Previous studies have shown the brains of songbirds and parrots contain very large numbers of neurons in their forebrains, sometimes even more than monkeys.
But while the idea that cognitive performance is linked to an animal's total number of neurons seems intuitive, it lacks sufficient evidence.
A recent comparison of apes, corvids, and pigeons found that total neuron numbers are a poor predictor of absolute cognitive power, although they might account for an animal's speed of learning or its adaptability to situations.
Other studies disagree. Their findings suggest that the total number of neurons in a specific part of the bird forebrain, known as the pallium, does matter regarding memory, learning, reasoning, and problem-solving.
But what numbers should we be counting? The relative number of neurons, or the absolute? In other words, is being big-bodied enough to make a bird smart? Or is it all about how big their brain is in proportion to their body?
A team of researchers now think it's a bit of both, a previously overlooked compromise.
First, the authors estimated the numbers of neurons present in the palliums of 111 bird species. Then, they compared these numbers to over 4,400 innovative ways for birds to use food or feed.
Ultimately, they found bird species with higher numbers of neurons in their pallium were also more likely to be innovative.
However, when there were more neurons in the pallium, there tended to be fewer elsewhere in the brain.

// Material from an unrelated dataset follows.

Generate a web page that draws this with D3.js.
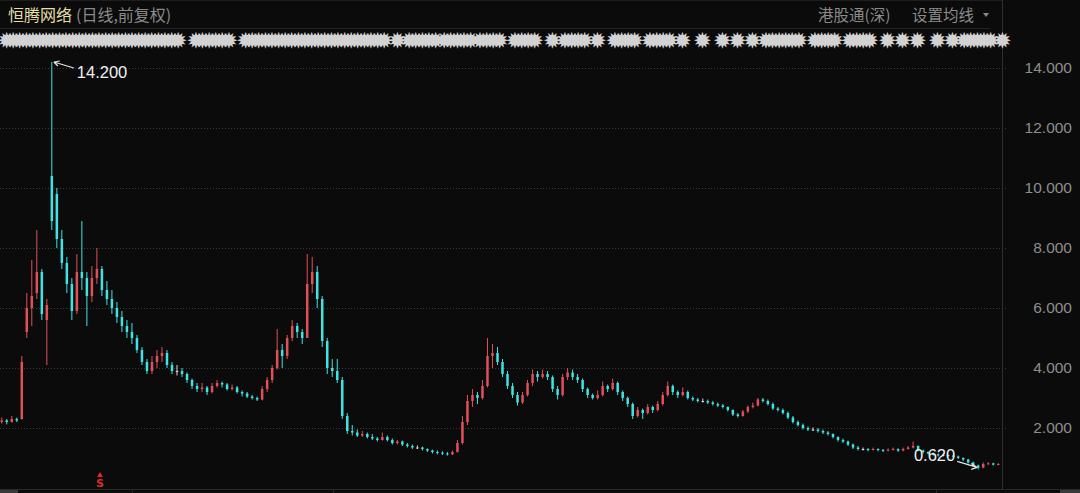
<!DOCTYPE html>
<html><head><meta charset="utf-8">
<script src="https://cdn.jsdelivr.net/npm/d3@7/dist/d3.min.js"></script>
<style>
html,body{margin:0;padding:0;background:#0b0b0b;}
svg{display:block;}
text{font-family:"Noto Sans CJK SC","Noto Sans",sans-serif;}
</style></head>
<body>
<svg id="chart" width="1080" height="493"></svg>
<script>
// ---------- data ----------
const titleName = "恒腾网络";
const titleSub = "(日线,前复权)";
const rightLabels = ["港股通(深)", "设置均线"];
const yTicks = [2, 4, 6, 8, 10, 12, 14];
const maxLabel = "14.200";
const minLabel = "0.620";

const opens = [
2.20,2.25,2.20,2.30,2.30,5.20,6.00,6.50,7.20,5.60,
10.4,9.80,8.30,7.50,6.80,5.90,7.20,7.00,6.40,7.00,
7.30,6.60,6.30,6.00,5.70,5.40,5.20,5.00,4.60,4.20,
3.90,4.20,4.40,4.50,4.10,3.90,3.90,3.80,3.60,3.40,
3.30,3.35,3.20,3.40,3.50,3.45,3.30,3.35,3.20,3.15,
3.05,3.00,2.95,3.30,3.60,4.00,4.60,4.40,5.00,5.40,
5.20,5.00,6.80,7.20,6.30,4.90,4.00,3.90,3.60,2.40,
1.90,1.85,1.75,1.80,1.70,1.65,1.60,1.70,1.60,1.50,
1.55,1.45,1.40,1.35,1.35,1.30,1.25,1.20,1.18,1.15,
1.12,1.20,1.50,2.20,2.90,3.10,3.00,3.40,4.40,4.50,
4.20,3.80,3.40,3.10,2.85,3.10,3.50,3.80,3.70,3.80,
3.70,3.30,3.10,3.70,3.85,3.70,3.60,3.30,3.10,3.00,
3.10,3.40,3.30,3.50,3.20,3.00,2.80,2.40,2.60,2.50,
2.70,2.60,2.80,3.10,3.40,3.20,3.10,3.20,3.00,2.95,
2.90,2.90,2.85,2.80,2.75,2.70,2.60,2.45,2.40,2.55,
2.70,2.75,2.95,2.90,2.80,2.65,2.60,2.50,2.35,2.20,
2.10,2.00,1.95,1.95,1.90,1.85,1.80,1.70,1.60,1.55,
1.45,1.35,1.30,1.30,1.28,1.30,1.27,1.25,1.28,1.30,
1.25,1.30,1.35,1.40,1.25,1.20,1.15,1.12,1.10,1.10,
1.08,1.05,1.00,0.95,0.85,0.75,0.68,0.80,0.82,0.78];

const highs = [
2.35,2.30,2.40,2.35,4.40,6.50,7.60,8.60,7.30,6.30,
14.2,10.0,8.60,7.70,7.00,7.80,8.90,7.20,7.40,8.00,
7.40,6.90,6.60,6.20,5.90,5.60,5.50,5.10,4.70,4.30,
4.40,4.60,4.70,4.60,4.20,4.10,4.00,3.85,3.65,3.50,
3.50,3.40,3.50,3.60,3.55,3.50,3.45,3.40,3.25,3.20,
3.10,3.05,3.40,3.70,4.10,5.30,4.80,5.10,5.60,5.50,
5.30,7.80,7.70,7.40,6.40,5.00,4.30,4.30,3.70,2.50,
2.10,1.95,1.90,1.85,1.80,1.70,1.85,1.75,1.65,1.60,
1.58,1.50,1.45,1.42,1.38,1.32,1.28,1.25,1.22,1.20,
1.25,1.60,2.40,3.10,3.30,3.20,3.60,5.00,4.80,4.70,
4.30,3.90,3.50,3.20,3.20,3.60,3.95,3.90,3.95,3.90,
3.75,3.40,3.80,4.00,3.95,3.80,3.65,3.35,3.15,3.25,
3.55,3.45,3.65,3.55,3.25,3.05,2.85,2.70,2.65,2.80,
2.75,2.90,3.20,3.55,3.45,3.25,3.35,3.25,3.05,3.00,
2.98,2.95,2.90,2.85,2.80,2.72,2.62,2.50,2.60,2.75,
2.85,3.00,3.00,2.95,2.85,2.70,2.65,2.55,2.40,2.25,
2.15,2.05,2.02,2.00,1.95,1.90,1.82,1.72,1.65,1.58,
1.48,1.40,1.35,1.33,1.35,1.32,1.30,1.32,1.35,1.32,
1.35,1.40,1.55,1.42,1.28,1.22,1.18,1.15,1.14,1.12,
1.10,1.08,1.02,0.97,0.88,0.78,0.85,0.86,0.84,0.83];

const lows = [
2.15,2.12,2.18,2.20,2.28,5.00,5.40,6.30,5.60,4.10,
8.60,8.00,7.30,6.50,5.60,5.80,6.60,5.40,6.20,6.80,
6.40,6.10,5.80,5.50,5.20,5.00,4.80,4.50,4.10,3.80,
3.80,4.00,4.20,4.00,3.80,3.75,3.70,3.50,3.30,3.20,
3.20,3.10,3.15,3.35,3.35,3.25,3.25,3.15,3.05,3.00,
2.95,2.90,2.92,3.20,3.50,3.95,4.00,4.30,4.90,5.00,
4.80,5.00,6.50,6.00,4.70,3.80,3.70,3.50,2.30,1.80,
1.75,1.70,1.70,1.65,1.60,1.55,1.58,1.55,1.45,1.45,
1.40,1.35,1.30,1.30,1.25,1.20,1.15,1.12,1.10,1.08,
1.10,1.18,1.45,2.10,2.70,2.80,2.95,3.35,4.00,4.10,
3.70,3.30,3.00,2.75,2.80,3.05,3.40,3.55,3.65,3.60,
3.20,2.95,3.05,3.60,3.60,3.50,3.20,3.00,2.95,2.95,
3.05,3.20,3.25,3.10,2.90,2.70,2.30,2.35,2.30,2.45,
2.50,2.55,2.75,3.05,3.10,3.00,3.05,2.95,2.90,2.85,
2.85,2.80,2.75,2.70,2.65,2.55,2.40,2.35,2.38,2.50,
2.65,2.72,2.85,2.75,2.60,2.55,2.45,2.30,2.15,2.05,
1.95,1.90,1.90,1.85,1.80,1.75,1.65,1.55,1.50,1.40,
1.30,1.25,1.25,1.22,1.25,1.22,1.20,1.22,1.25,1.20,
1.22,1.28,1.32,1.22,1.15,1.12,1.08,1.05,1.05,1.04,
1.02,0.97,0.90,0.82,0.72,0.62,0.66,0.78,0.75,0.76];

const closes = [
2.25,2.20,2.30,2.25,4.20,6.00,6.40,7.20,5.80,6.10,
8.90,8.30,7.50,6.80,5.90,7.20,7.00,6.40,7.00,7.30,
6.60,6.30,6.00,5.70,5.40,5.20,5.00,4.60,4.20,3.90,
4.20,4.40,4.50,4.10,3.90,3.90,3.80,3.60,3.40,3.30,
3.35,3.20,3.40,3.50,3.45,3.30,3.35,3.20,3.15,3.05,
3.00,2.95,3.30,3.60,4.00,4.60,4.40,5.00,5.40,5.20,
5.00,6.80,7.20,6.30,4.90,4.00,3.90,3.60,2.40,1.90,
1.85,1.75,1.80,1.70,1.65,1.60,1.70,1.60,1.50,1.55,
1.45,1.40,1.35,1.35,1.30,1.25,1.20,1.18,1.15,1.12,
1.20,1.50,2.20,2.90,3.10,3.00,3.40,4.40,4.50,4.20,
3.80,3.40,3.10,2.85,3.10,3.50,3.80,3.70,3.80,3.70,
3.30,3.10,3.70,3.85,3.70,3.60,3.30,3.10,3.00,3.10,
3.40,3.30,3.50,3.20,3.00,2.80,2.40,2.60,2.50,2.70,
2.60,2.80,3.10,3.40,3.20,3.10,3.20,3.00,2.95,2.90,
2.90,2.85,2.80,2.75,2.70,2.60,2.45,2.40,2.55,2.70,
2.75,2.95,2.90,2.80,2.65,2.60,2.50,2.35,2.20,2.10,
2.00,1.95,1.95,1.90,1.85,1.80,1.70,1.60,1.55,1.45,
1.35,1.30,1.30,1.28,1.30,1.27,1.25,1.28,1.30,1.25,
1.30,1.35,1.40,1.25,1.20,1.15,1.12,1.10,1.10,1.08,
1.05,1.00,0.95,0.85,0.75,0.68,0.80,0.82,0.78,0.80];

// masked indicator row: runs of glyph cells (5px cells)
const maskRuns = [[1,35],[39,45],[49,76],[79,79],[82,86],[89,93],[96,99],[103,106],[110,110],[113,116],
  [119,119],[123,126],[130,133],[136,136],[140,140],[144,144],[147,147],[150,150],[153,159],[163,166],
  [170,173],[177,177],[180,180],[183,183],[187,187],[190,190],[193,197],[200,200]];

// ---------- drawing ----------
const W = 1080, H = 493;
const plotRight = 1002, plotBottom = 489;
const svg = d3.select("#chart");
svg.append("rect").attr("width", W).attr("height", H).attr("fill", "#0b0b0b");

const n = closes.length;
const x = d3.scaleBand().domain(d3.range(n)).range([0, 1000]).paddingInner(0.5).paddingOuter(0.1);
const y = d3.scaleLinear().domain([0, 14]).range([488, 68]);

// frame lines
svg.append("line").attr("x1", 0).attr("x2", plotRight).attr("y1", 0.5).attr("y2", 0.5).attr("stroke", "#1e1e1e");
svg.append("line").attr("x1", 0).attr("x2", 990).attr("y1", 28.5).attr("y2", 28.5).attr("stroke", "#222");
svg.append("line").attr("x1", plotRight + 0.5).attr("x2", plotRight + 0.5).attr("y1", 0).attr("y2", plotBottom).attr("stroke", "#2e2e2e");
svg.append("line").attr("x1", 0).attr("x2", W).attr("y1", plotBottom + 0.5).attr("y2", plotBottom + 0.5).attr("stroke", "#2a2a2a");
svg.append("rect").attr("x", 0).attr("y", plotBottom + 1).attr("width", 18).attr("height", 3).attr("fill", "#3a3a3a");
svg.append("rect").attr("x", 1060).attr("y", plotBottom + 1).attr("width", 20).attr("height", 3).attr("fill", "#3a3a3a");
[132, 333, 936].forEach(px => svg.append("line").attr("x1", px + 0.5).attr("x2", px + 0.5)
  .attr("y1", plotBottom).attr("y2", H).attr("stroke", "#2a2a2a"));

// grid + y axis
const yAxis = d3.axisRight(y).tickValues(yTicks).tickFormat(d3.format(".3f")).tickSize(0).tickPadding(0);
const ga = svg.append("g").attr("transform", `translate(${plotRight},0)`).call(yAxis);
ga.select(".domain").remove();
ga.selectAll("text").attr("x", 70).attr("text-anchor", "end").attr("fill", "#8e8e8e")
  .style("font-family", "'Liberation Sans', Arial, sans-serif").style("font-size", "15.5px");
svg.append("g").selectAll("line").data(yTicks).join("line")
  .attr("x1", 0).attr("x2", plotRight + 4)
  .attr("y1", d => Math.round(y(d)) + 0.5).attr("y2", d => Math.round(y(d)) + 0.5)
  .attr("stroke", "#3a3a3a").attr("stroke-dasharray", "1,2");

// title
const t = svg.append("text").attr("x", 8).attr("y", 21).style("font-size", "16px");
t.append("tspan").attr("fill", "#e4dfa6").text(titleName);
t.append("tspan").attr("fill", "#8a8a8a").attr("dx", 4).text(titleSub);
svg.append("text").attr("x", 818).attr("y", 21).attr("fill", "#8a8a8a").style("font-size", "15.5px").text(rightLabels[0]);
svg.append("text").attr("x", 912).attr("y", 21).attr("fill", "#8a8a8a").style("font-size", "15.5px").text(rightLabels[1]);
svg.append("path").attr("d", "M983,13 L989,13 L986,17 Z").attr("fill", "#8a8a8a");

// masked row: small starbursts, stroked so they read as the reference's blobs
const fs = 7.5, sp = 6.6;
const glyphX = [];
maskRuns.forEach(([a, b]) => {
  const x0 = a * 5 - 4, x1 = b * 5 + 9;
  const cnt = Math.max(1, Math.floor((x1 - x0) / sp));
  const start = (x0 + x1) / 2 - cnt * sp / 2;
  for (let k = 0; k < cnt; k++) glyphX.push(start + k * sp);
});
svg.append("g").selectAll("text").data(glyphX).join("text")
  .attr("x", d => d).attr("y", 43).attr("fill", "#d2d2d2")
  .attr("stroke", "#d2d2d2").attr("stroke-width", 3.6).attr("stroke-linejoin", "miter")
  .style("font-family", "'DejaVu Sans'").style("font-size", fs + "px").text("✹");

// candles
const data = d3.range(n).map(i => ({i, o: opens[i], h: highs[i], l: lows[i], c: closes[i]}));
const col = d => d.c > d.o ? "#e0505a" : (d.c < d.o ? "#3fe3e3" : "#d8d8d8");
const cg = svg.append("g");
cg.selectAll("line").data(data).join("line")
  .attr("x1", d => x(d.i) + x.bandwidth() / 2).attr("x2", d => x(d.i) + x.bandwidth() / 2)
  .attr("y1", d => y(d.h)).attr("y2", d => y(d.l))
  .attr("stroke", col).attr("stroke-width", 1);
cg.selectAll("rect").data(data).join("rect")
  .attr("x", d => x(d.i)).attr("width", x.bandwidth())
  .attr("y", d => y(Math.max(d.o, d.c)))
  .attr("height", d => Math.max(1, Math.abs(y(d.o) - y(d.c))))
  .attr("fill", col);

// extreme annotations
const maxD = data.reduce((a, b) => b.h > a.h ? b : a);
const minD = data.reduce((a, b) => b.l < a.l ? b : a);
const mx = x(maxD.i) + x.bandwidth() / 2 + 2, my = y(maxD.h);
svg.append("path").attr("d", `M${mx + 20},${my + 6} L${mx},${my} M${mx},${my} L${mx + 6},${my - 1} M${mx},${my} L${mx + 4},${my + 4}`)
  .attr("stroke", "#e6e6e6").attr("fill", "none").attr("stroke-width", 1.2);
svg.append("text").attr("x", mx + 23).attr("y", my + 16).attr("fill", "#f0f0f0")
  .style("font-family", "'Liberation Sans', Arial, sans-serif").style("font-size", "16.5px").text(maxLabel);
const nx = x(minD.i) + x.bandwidth() / 2 - 1, ny = y(minD.l) - 2;
svg.append("path").attr("d", `M${nx - 20},${ny - 6} L${nx},${ny} M${nx},${ny} L${nx - 6},${ny - 4} M${nx},${ny} L${nx - 6},${ny + 2}`)
  .attr("stroke", "#e6e6e6").attr("fill", "none").attr("stroke-width", 1.2);
svg.append("text").attr("x", nx - 22).attr("y", ny - 6).attr("text-anchor", "end").attr("fill", "#f0f0f0")
  .style("font-family", "'Liberation Sans', Arial, sans-serif").style("font-size", "16.5px").text(minLabel);

// red S marker
svg.append("path").attr("d", "M97,477 L100,472 L103,477 Z").attr("fill", "#e02828");
svg.append("text").attr("x", 100).attr("y", 487).attr("text-anchor", "middle").attr("fill", "#e02828")
  .style("font-family", "'DejaVu Sans'").style("font-weight", "bold").style("font-size", "11px").text("S");
</script>
</body></html>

"If a bird contains a disproportionately large number of neurons in a big chunk of their forebrain, then this should produce a brain that is both larger in absolute terms and relative to its body size," the authors conclude.
The findings suggest that bird intelligence depends on a "disproportionate allocation of neurons to cognitive tasks".
As such, the authors argue that their findings support the hypothesis that intelligence depends on both the total number of neurons and the way those neurons connect different brain areas.
In short, measuring intelligence is much more complicated than counting neurons or determining how densely packed those cells are in a given space.
Instead, the authors think bird intelligence has to do with how widely distributed networks in the brain are controlled and integrated.
"This last finding agrees with the notion that animals that have large brains merely because they have very big bodies are not necessarily the most intelligent," the authors write.
When researchers compared the development of all the bird species in their study, they found those birds that develop more slowly as fledglings tend to have larger numbers of neurons in their pallium.
This suggests greater bird intelligence may require an extra phase of brain development after an egg hatches, during which time the pallium is scaled up.
"The number of time fledglings spend in the nest as their brains develop might also play a crucial role in the evolution of intelligence," says biologist Louis Lefebvre from McGill University in Canada.
"Larger species of crows and parrots, known for their intelligence, spend longer in the nest, which allows more time for the brain to grow and accumulate pallial neurons."
Recent brain research also suggests that human intelligence is superior to other primate intelligence not because of our brain's size but because our brains are more flexible or possess greater synergy.
The same could be true among birds, too.
What makes some animal species smarter than others remains an open question for scientists. So until we know more, perhaps it is wise to stop ridiculing bird brains merely for their size.
The study was published in Nature Ecology and Evolution.